Functional diagram of the complex processor powering the BeagleBone Black. The TI AM3358 Sitara processor contains many functional units. Diagram from Texas Instruments.

The main document that describes the Sitara chip is the Technical Reference Manual, which I will call the TRM for short. This is a 5041 page document describing all the feature of the Sitara architecture and how to control them. But for specifics on the AM3358 chip used in the BeagleBone, you also need to check the 253 page datasheet. I've gone through these documents, so you won't need to, but I reference the relevant sections in case you want more details.

Using a GPIO pin

The chip's pins can be accessed through two BeagleBone connectors, called P8 and P9. To motivate the discussion, I'll use an LED connected to GPIO 49, which is on pin 23 of header P9 (i.e. P9_23). (How do you know this pin is GPIO 49? I explain that below.) Note that the Sitara chip's outputs can provide much less current than the Arduino, so be careful not to overload the chip; I used a 1K resistor.

To output a signal to this GPIO pin, simply write some strings to some files:

# echo 49 > /sys/class/gpio/export
# echo out > /sys/class/gpio/gpio49/direction
# echo 1 > /sys/class/gpio/gpio49/value

The first line causes a directory for gpio49 to be created. The next line sets the pin mode as output. The third line turns the pin on; writing 0 will turn the pin off.

This may seem like a strange way to control the GPIO pins, using special file system entries.

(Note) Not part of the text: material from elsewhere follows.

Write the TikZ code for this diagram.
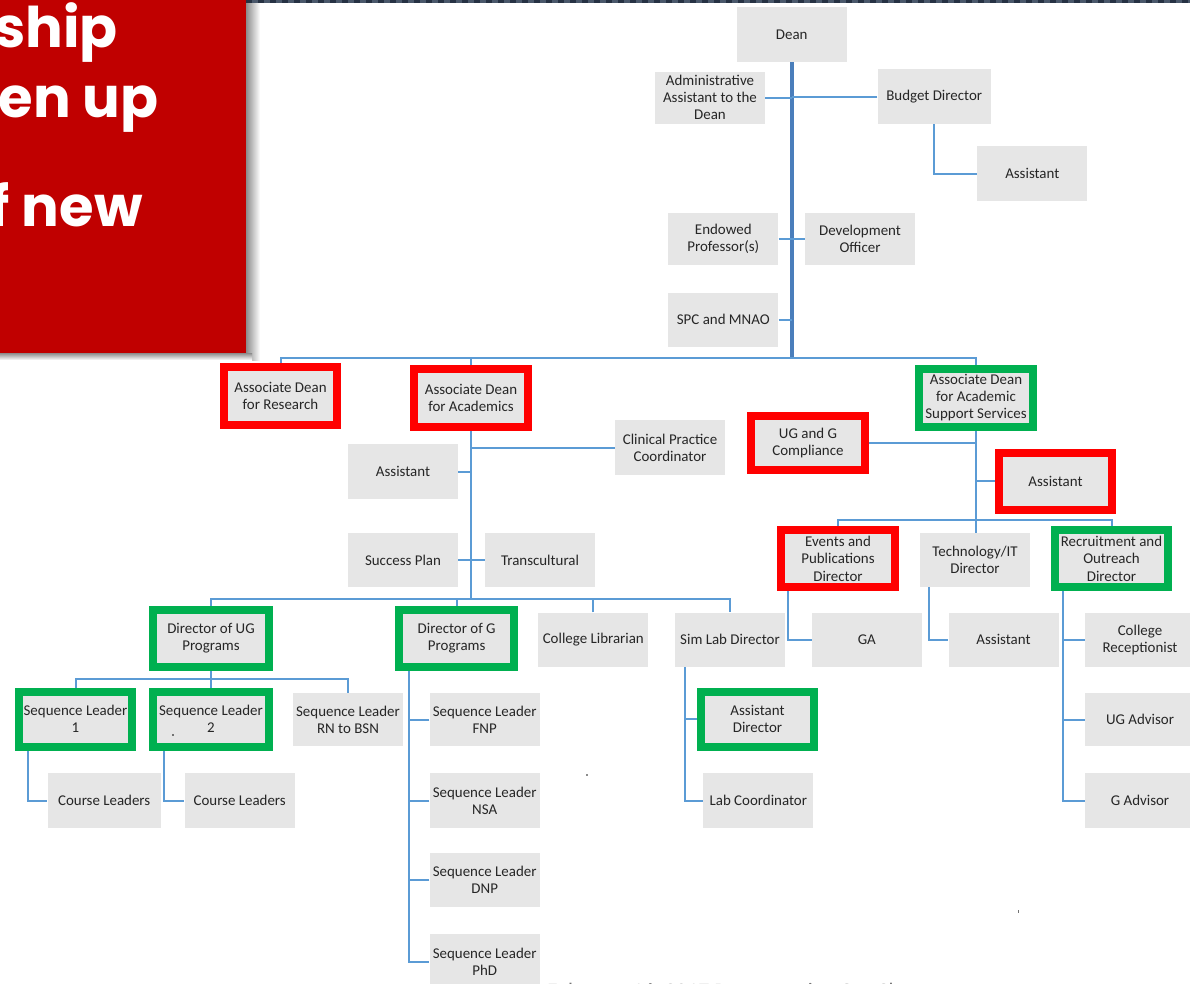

It's also strange that strings ("49", "out", and "1") are used to control the pin. However, the file-based approach fits with the Unix model, is straightforward to use from any language, avoids complex APIs, and hides the complexity of the chip.

The file-system approach is very slow, capable of toggling a GPIO pin at about 160 kHz, which is rather awful performance for a 1 GHz processor.[2] In addition, these oscillations may be interrupted for several milliseconds if the CPU is being used for other tasks, as you can see from the image below. This is because file system operations have a huge amount of overhead and context switches before anything gets done. In addition, Linux is not a real-time operating system. While the processor is doing something else, the CPU won't be toggling the pins.

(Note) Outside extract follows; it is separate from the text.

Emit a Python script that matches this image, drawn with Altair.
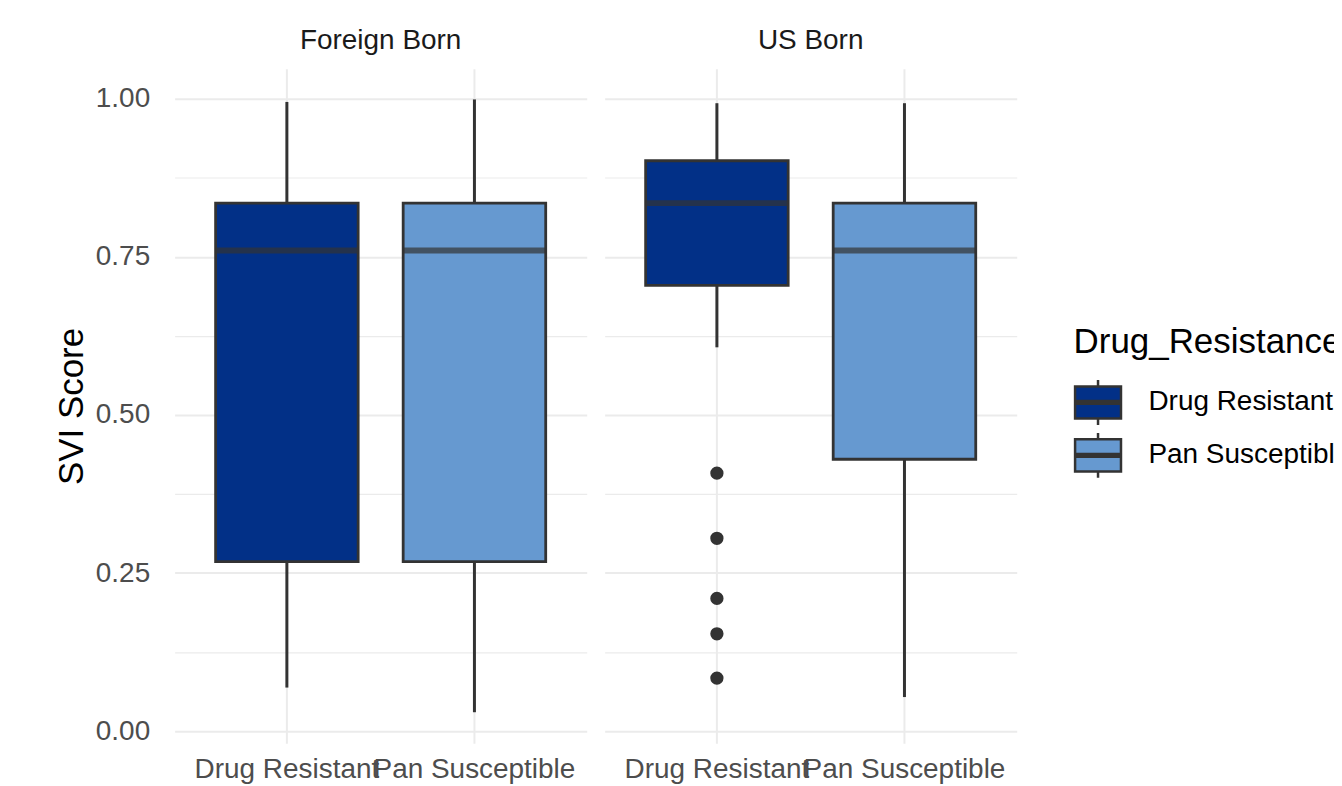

An I/O pin can be toggled to form an oscillator. Unfortunately, oscillations can stop for several milliseconds if the processor is doing something else.

The moral here is that controlling a pin from Linux is fine if you can handle delays of a few milliseconds. If you want to produce an oscillation, don't manually toggle the pin, use a PWM (pulse width modulator) output instead. If you need more complex real-time outputs, use one of the microcontrollers (called a PRU) inside the processor chip.

What's happening internally with GPIOs?

Next, I'll jump to the low level, explaining what happens inside the chip to control the GPIO pins. A GPIO pin is turned on or off when a chip register at a particular address is updated. To access memory directly, you can use devmem2, a simple program that allows a memory register to be read or written. Using the devmem2 program, we can turn the GPIO pin first on and then off by writing a value to the appropriate register (assuming the pin has been initialized). The first number is the address, and the second number is value written to the address.

devmem2 0x4804C194 w 0x00020000
devmem2 0x4804C190 w 0x00020000

What are all these mystery numbers? GPIO 49 is also known as GPIO1_17, the 17th pin in the GPIO1 bank (as will be explained later). The value written to the register, 0x00020000, is a 1 bit shifted left 17 positions (1<<17) to control pin 17. The address 4804C194 is the address of the register used to turn on a GPIO pin. Specifically it is SETDATAOUT register for the 32 GPIO1 pins. By writing a bit to this register, the corresponding pin is turned on. Similarly, the address 4804C190 is the address of the CLEARDATAOUT register, which turns a pin off.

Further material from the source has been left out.